The standard way to select an optimal value of $\lambda$ is to use cv.glmnet, rather than glmnet. Cross-validation is used to select the amount of shrinkage which minimizes out-of-sample error, while the specification of penalty.factor will shrink some features more than others, according to your weighting scheme.

This procedure optimizes

$$ \underset{b\in \mathbb{R}^{m} }{\min} \sum_{t=1}^{T}(y_{t}-b^{\top} X_{t} )^{2} + \lambda \sum_{j=1}^{m} ( \phi_{j}|b_{j}| ) $$

where $\phi_j$ is the penalty factor for the $j^{th}$ feature (what you supply in the penalty.factor argument). (This is slightly different from your optimization expression; note that some of the subscripts are different.) Note that the $\lambda$ term is the same across all features, so the only way that some features are shrunk more than others is through $\phi_j$. Importantly, $\lambda$ and $\phi$ are not the same; $\lambda$ is scalar and $\phi$ is a vector!

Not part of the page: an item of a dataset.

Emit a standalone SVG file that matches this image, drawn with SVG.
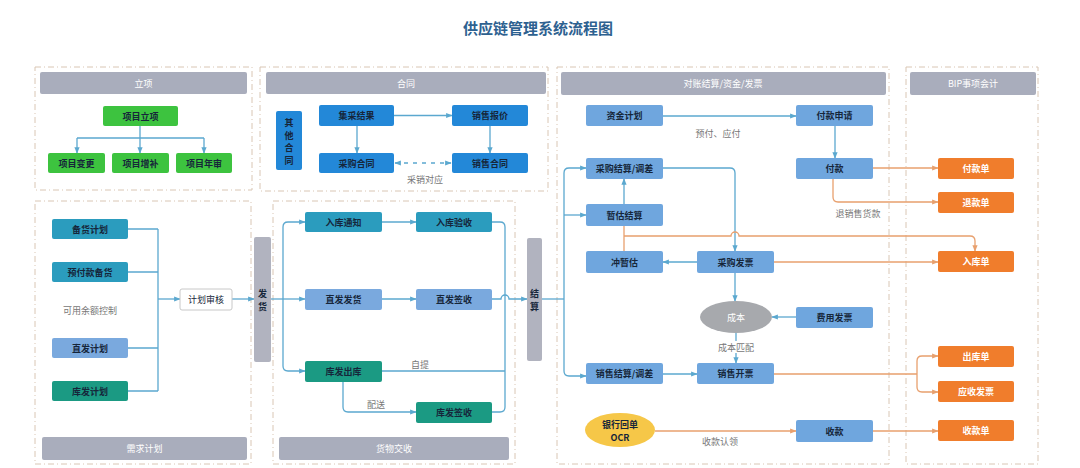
<svg xmlns="http://www.w3.org/2000/svg" width="1080" height="468" viewBox="0 0 1080 468">
<style>
text{font-family:"Noto Sans CJK SC","Liberation Sans",sans-serif;}
.panel{fill:#fff;stroke:#d9c6b4;stroke-width:1;stroke-dasharray:6 3 1 3;}
.hdr{fill:#a9adbc;}
.hdrt{fill:#fff;font-size:9px;text-anchor:middle;dominant-baseline:central;}
.n{stroke:none;}
.t{fill:#16263a;font-size:9px;font-weight:bold;text-anchor:middle;dominant-baseline:central;}
.tw{fill:#fff;font-size:9px;font-weight:bold;text-anchor:middle;dominant-baseline:central;}
.nw{font-weight:normal;}
.green{fill:#3dc33f;}
.tb{fill:#2b9cbe;}
.lb{fill:#7aa9de;}
.tg{fill:#1b9a83;}
.cb{fill:#2388d8;}
.sb{fill:#6fa6de;}
.or{fill:#f07d2c;}
.bar{fill:#b1b3bf;}
.lbl{fill:#777;font-size:9px;text-anchor:middle;dominant-baseline:central;}
.cl{fill:none;stroke:#5ba8cf;stroke-width:1.3;}
.co{fill:none;stroke:#e8a06e;stroke-width:1.3;}
.ab{marker-end:url(#ab);}
.ao{marker-end:url(#ao);}
</style>
<defs>
<marker id="ab" viewBox="0 0 10 10" refX="9" refY="5" markerWidth="5" markerHeight="5" orient="auto-start-reverse"><path d="M0,1 L10,5 L0,9 z" fill="#5ba8cf"/></marker>
<marker id="ao" viewBox="0 0 10 10" refX="9" refY="5" markerWidth="5" markerHeight="5" orient="auto-start-reverse"><path d="M0,1 L10,5 L0,9 z" fill="#e8a06e"/></marker>
</defs>
<rect width="1080" height="468" fill="#fff"/>
<text x="538" y="27" font-size="15" font-weight="bold" fill="#2d6190" text-anchor="middle" dominant-baseline="central">供应链管理系统流程图</text>

<g id="panels">
<rect class="panel" x="35" y="67" width="217" height="123"/>
<rect class="hdr" x="40" y="72" width="207" height="22" rx="2"/>
<text class="hdrt" x="143.5" y="83">立项</text>
<rect class="panel" x="260" y="67" width="288" height="124"/>
<rect class="hdr" x="266" y="72" width="280" height="22" rx="2"/>
<text class="hdrt" x="406" y="83">合同</text>
<rect class="panel" x="557" y="67" width="332" height="397"/>
<rect class="hdr" x="561" y="72" width="325" height="23" rx="2"/>
<text class="hdrt" x="723" y="83.5">对账结算/资金/发票</text>
<rect class="panel" x="906" y="67" width="132" height="397"/>
<rect class="hdr" x="910" y="72" width="126" height="23" rx="2"/>
<text class="hdrt" x="973" y="83.5">BIP事项会计</text>
<rect class="panel" x="35" y="201" width="216" height="263"/>
<rect class="hdr" x="42" y="437" width="205" height="23" rx="2"/>
<text class="hdrt" x="144.5" y="448.5">需求计划</text>
<rect class="panel" x="273" y="201" width="242" height="263"/>
<rect class="hdr" x="279" y="437" width="230" height="23" rx="2"/>
<text class="hdrt" x="394" y="448.5">货物交收</text>
</g>

<g id="connectors">
<path class="cl" d="M140,126 V138 M77,138 H204"/>
<path class="cl ab" d="M77,138 V153"/>
<path class="cl ab" d="M140,138 V153"/>
<path class="cl ab" d="M204,138 V153"/>
<path class="cl ab" d="M394,115.5 H452"/>
<path class="cl ab" d="M357,126 V153"/>
<path class="cl ab" d="M490,126 V153"/>
<path class="cl ab" d="M395,163 H451" stroke-dasharray="4 5" marker-start="url(#ab)"/>
<path class="cl" d="M128,229 H158 M128,272 H158 M128,348 H158 M128,391 H158 M158,229 V391"/>
<path class="cl ab" d="M158,299 H180"/>
<path class="cl ab" d="M232,299 H254"/>
<path class="cl" d="M271,299 H283"/>
<path class="cl ab" d="M283,299 V227 Q283,222 288,222 H305"/>
<path class="cl ab" d="M283,299 V366 Q283,371 288,371 H305"/>
<path class="cl ab" d="M283,299 H305"/>
<path class="cl ab" d="M382,222 H416"/>
<path class="cl ab" d="M382,299 H416"/>
<path class="cl ab" d="M343,382 V407 Q343,412 348,412 H416"/>
<path class="cl" d="M492,222 H500 Q505,222 505,227 V407 Q505,412 500,412 H492 M382,371 H505"/>
<path class="cl ab" d="M492,299 H501 A4,4 0 0 1 509,299 H527"/>
<path class="cl" d="M542,299 H564"/>
<path class="cl ab" d="M564,299 V173 Q564,168 569,168 H586"/>
<path class="cl ab" d="M564,299 V371 Q564,376 569,376 H586"/>
<path class="cl ab" d="M564,215 H586"/>
<path class="cl ab" d="M663,116 H796"/>
<path class="cl ab" d="M835,126 V158"/>
<path class="cl ab" d="M624,204 V179"/>
<path class="cl ab" d="M663,168 H730 Q735,168 735,173 V251"/>
<path class="co" d="M624,226 V251"/>
<path class="co ao" d="M624,236 H731 A4,4 0 0 1 739,236 H970 Q975,236 975,241 V251"/>
<path class="cl ab" d="M697,262 H663"/>
<path class="co ao" d="M774,262 H938"/>
<path class="cl ab" d="M735,273 V301"/>
<path class="cl ab" d="M796,317 H772"/>
<path class="cl ab" d="M736,333 V363"/>
<path class="cl ab" d="M663,374 H697"/>
<path class="co" d="M774,374 H917 M917,361 V387"/>
<path class="co ao" d="M917,361 Q917,356 922,356 H938"/>
<path class="co ao" d="M917,387 Q917,392 922,392 H938"/>
<path class="co ao" d="M873,168 H938"/>
<path class="co ao" d="M833,179 V197 Q833,202 838,202 H938"/>
<path class="co ao" d="M655,431 H796"/>
<path class="co ao" d="M873,431 H938"/>
</g>

<g id="labels">
<text class="lbl" x="425" y="179">采销对应</text>
<text class="lbl" x="90" y="310">可用余额控制</text>
<text class="lbl" x="420" y="364">自提</text>
<text class="lbl" x="376" y="404">配送</text>
<text class="lbl" x="718" y="133">预付、应付</text>
<text class="lbl" x="858" y="213">退销售货款</text>
<rect x="712" y="341" width="48" height="12" fill="#fff"/>
<text class="lbl" x="736" y="347">成本匹配</text>
<text class="lbl" x="720" y="441">收款认领</text>
</g>

<g id="n-xmlx"><rect class="n green" x="103" y="106" width="75" height="20" rx="2"/><text class="t" x="140.5" y="116">项目立项</text></g>
<g id="n-xmbg"><rect class="n green" x="48" y="153" width="57" height="20" rx="2"/><text class="t" x="76.5" y="163">项目变更</text></g>
<g id="n-xmzb"><rect class="n green" x="112" y="153" width="57" height="20" rx="2"/><text class="t" x="140.5" y="163">项目增补</text></g>
<g id="n-xmns"><rect class="n green" x="176" y="153" width="56" height="20" rx="2"/><text class="t" x="204" y="163">项目年审</text></g>

<g id="n-qtht"><rect class="n cb" x="276" y="111" width="26" height="59" rx="2"/><text class="t" x="289"><tspan x="289" y="122">其</tspan><tspan x="289" y="134.5">他</tspan><tspan x="289" y="147">合</tspan><tspan x="289" y="159.5">同</tspan></text></g>
<g id="n-jcjg"><rect class="n cb" x="319" y="105" width="75" height="21" rx="2"/><text class="t" x="356.5" y="115.5">集采结果</text></g>
<g id="n-xsbj"><rect class="n cb" x="452" y="105" width="76" height="21" rx="2"/><text class="t" x="490" y="115.5">销售报价</text></g>
<g id="n-cght"><rect class="n cb" x="319" y="153" width="75" height="20" rx="2"/><text class="t" x="356.5" y="163">采购合同</text></g>
<g id="n-xsht"><rect class="n cb" x="452" y="153" width="76" height="20" rx="2"/><text class="t" x="490" y="163">销售合同</text></g>

<g id="n-bhjh"><rect class="n tb" x="52" y="219" width="76" height="20" rx="2"/><text class="t" x="90" y="229">备货计划</text></g>
<g id="n-yfkbh"><rect class="n tb" x="52" y="262" width="76" height="20" rx="2"/><text class="t" x="90" y="272">预付款备货</text></g>
<g id="n-zfjh"><rect class="n lb" x="52" y="338" width="76" height="20" rx="2"/><text class="t" x="90" y="348">直发计划</text></g>
<g id="n-kfjh"><rect class="n tg" x="52" y="381" width="76" height="20" rx="2"/><text class="t" x="90" y="391">库发计划</text></g>
<g id="n-jhsh"><rect x="180" y="289" width="52" height="21" rx="2" fill="#fff" stroke="#c8c8c8" stroke-width="1"/><text class="t nw" x="206" y="299.5">计划审核</text></g>
<g id="n-fh"><rect class="n bar" x="254" y="237" width="17" height="125" rx="2"/><text class="t" x="262.5"><tspan x="262.5" y="293">发</tspan><tspan x="262.5" y="306">货</tspan></text></g>

<g id="n-rktz"><rect class="n tb" x="305" y="212" width="77" height="20" rx="2"/><text class="t" x="343.5" y="222">入库通知</text></g>
<g id="n-rkys"><rect class="n tb" x="416" y="212" width="76" height="20" rx="2"/><text class="t" x="454" y="222">入库验收</text></g>
<g id="n-zffh"><rect class="n lb" x="305" y="289" width="77" height="21" rx="2"/><text class="t" x="343.5" y="299.5">直发发货</text></g>
<g id="n-zfqs"><rect class="n lb" x="416" y="289" width="76" height="21" rx="2"/><text class="t" x="454" y="299.5">直发签收</text></g>
<g id="n-kfck"><rect class="n tg" x="305" y="361" width="77" height="21" rx="2"/><text class="t" x="343.5" y="371.5">库发出库</text></g>
<g id="n-kfqs"><rect class="n tg" x="416" y="402" width="76" height="21" rx="2"/><text class="t" x="454" y="412.5">库发签收</text></g>
<g id="n-js"><rect class="n bar" x="527" y="238" width="15" height="123" rx="2"/><text class="t" x="534.5"><tspan x="534.5" y="293">结</tspan><tspan x="534.5" y="306">算</tspan></text></g>

<g id="n-zjjh"><rect class="n sb" x="586" y="105" width="77" height="21" rx="2"/><text class="t" x="624.5" y="115.5">资金计划</text></g>
<g id="n-fksq"><rect class="n sb" x="796" y="105" width="77" height="21" rx="2"/><text class="t" x="834.5" y="115.5">付款申请</text></g>
<g id="n-cgjs"><rect class="n sb" x="586" y="158" width="77" height="21" rx="2"/><text class="t" x="624.5" y="168.5">采购结算/调差</text></g>
<g id="n-fk"><rect class="n sb" x="796" y="158" width="77" height="21" rx="2"/><text class="t" x="834.5" y="168.5">付款</text></g>
<g id="n-zgjs"><rect class="n sb" x="586" y="204" width="77" height="22" rx="2"/><text class="t" x="624.5" y="215">暂估结算</text></g>
<g id="n-czg"><rect class="n sb" x="586" y="251" width="77" height="22" rx="2"/><text class="t" x="624.5" y="262">冲暂估</text></g>
<g id="n-cgfp"><rect class="n sb" x="697" y="251" width="77" height="22" rx="2"/><text class="t" x="735.5" y="262">采购发票</text></g>
<g id="n-cb"><ellipse cx="736" cy="317" rx="36" ry="16" fill="#a7a9ad"/><text class="tw nw" x="736" y="317">成本</text></g>
<g id="n-fyfp"><rect class="n sb" x="796" y="307" width="77" height="21" rx="2"/><text class="t" x="834.5" y="317.5">费用发票</text></g>
<g id="n-xsjs"><rect class="n sb" x="586" y="363" width="77" height="21" rx="2"/><text class="t" x="624.5" y="373.5">销售结算/调差</text></g>
<g id="n-xskp"><rect class="n sb" x="697" y="363" width="77" height="21" rx="2"/><text class="t" x="735.5" y="373.5">销售开票</text></g>
<g id="n-yhhd"><ellipse cx="620" cy="430" rx="35" ry="17" fill="#f6c748"/><text class="t" x="620"><tspan x="620" y="424">银行回单</tspan><tspan x="620" y="437">OCR</tspan></text></g>
<g id="n-sk"><rect class="n sb" x="796" y="420" width="77" height="22" rx="2"/><text class="t" x="834.5" y="431">收款</text></g>

<g id="n-fkd"><rect class="n or" x="938" y="158" width="76" height="21" rx="2"/><text class="tw" x="976" y="168.5">付款单</text></g>
<g id="n-tkd"><rect class="n or" x="938" y="192" width="76" height="21" rx="2"/><text class="tw" x="976" y="202.5">退款单</text></g>
<g id="n-rkd"><rect class="n or" x="938" y="251" width="76" height="21" rx="2"/><text class="tw" x="976" y="261.5">入库单</text></g>
<g id="n-ckd"><rect class="n or" x="938" y="346" width="76" height="21" rx="2"/><text class="tw" x="976" y="356.5">出库单</text></g>
<g id="n-ysfp"><rect class="n or" x="938" y="381" width="76" height="21" rx="2"/><text class="tw" x="976" y="391.5">应收发票</text></g>
<g id="n-skd"><rect class="n or" x="938" y="420" width="76" height="21" rx="2"/><text class="tw" x="976" y="430.5">收款单</text></g>
</svg>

In this expression, $\lambda$ is fixed/assumed known; that is, optimization will pick the optimal $b$, not the optimal $\lambda$.

This is basically the motivation of glmnet as I understand it: to use penalized regression to estimate a regression model that is not overly-optimistic about its out-of-sample performance. If this is your goal, perhaps this is the right method for you after all.